START

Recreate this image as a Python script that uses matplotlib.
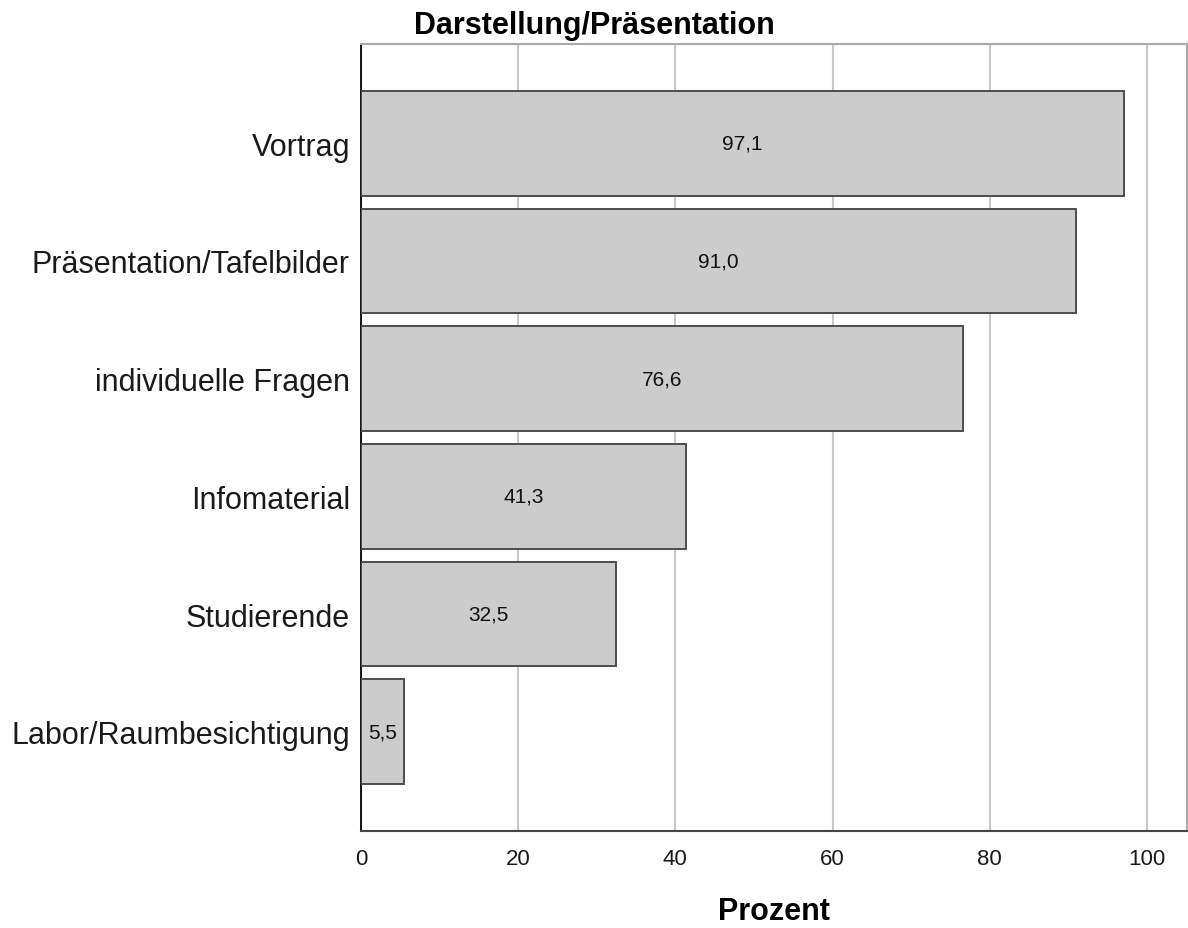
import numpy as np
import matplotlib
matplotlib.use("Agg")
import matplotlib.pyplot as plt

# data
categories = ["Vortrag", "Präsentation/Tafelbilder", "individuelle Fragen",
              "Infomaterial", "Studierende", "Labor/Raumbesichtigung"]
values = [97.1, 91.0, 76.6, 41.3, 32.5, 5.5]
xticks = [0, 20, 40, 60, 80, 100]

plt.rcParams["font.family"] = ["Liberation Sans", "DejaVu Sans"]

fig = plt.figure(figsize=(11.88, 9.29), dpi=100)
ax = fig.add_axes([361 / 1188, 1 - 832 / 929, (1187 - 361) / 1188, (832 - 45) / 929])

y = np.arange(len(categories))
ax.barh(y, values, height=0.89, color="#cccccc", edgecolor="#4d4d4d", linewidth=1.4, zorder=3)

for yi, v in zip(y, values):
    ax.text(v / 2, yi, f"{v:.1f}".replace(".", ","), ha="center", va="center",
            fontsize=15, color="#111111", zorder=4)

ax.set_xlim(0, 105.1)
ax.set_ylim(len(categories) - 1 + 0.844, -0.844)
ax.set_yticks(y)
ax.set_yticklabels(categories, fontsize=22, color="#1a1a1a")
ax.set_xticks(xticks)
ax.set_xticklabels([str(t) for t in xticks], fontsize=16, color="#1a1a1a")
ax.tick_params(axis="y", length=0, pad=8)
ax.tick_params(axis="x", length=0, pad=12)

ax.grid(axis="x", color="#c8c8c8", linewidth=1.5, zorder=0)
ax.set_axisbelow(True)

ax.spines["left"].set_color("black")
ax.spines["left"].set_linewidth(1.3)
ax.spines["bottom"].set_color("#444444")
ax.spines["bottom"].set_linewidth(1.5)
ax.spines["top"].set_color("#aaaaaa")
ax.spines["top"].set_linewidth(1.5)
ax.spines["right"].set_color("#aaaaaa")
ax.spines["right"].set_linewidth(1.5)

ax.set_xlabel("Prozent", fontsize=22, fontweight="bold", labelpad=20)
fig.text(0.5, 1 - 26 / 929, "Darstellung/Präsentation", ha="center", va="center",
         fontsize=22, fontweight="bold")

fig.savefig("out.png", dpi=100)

END

#### WHAT THE TASK REQUIRES:
Scan the material above for the string "matplotlib" and return the lines that hold it.

#### EXERCISE OUTPUT:
Recreate this image as a Python script that uses matplotlib.
import matplotlib
matplotlib.use("Agg")
import matplotlib.pyplot as plt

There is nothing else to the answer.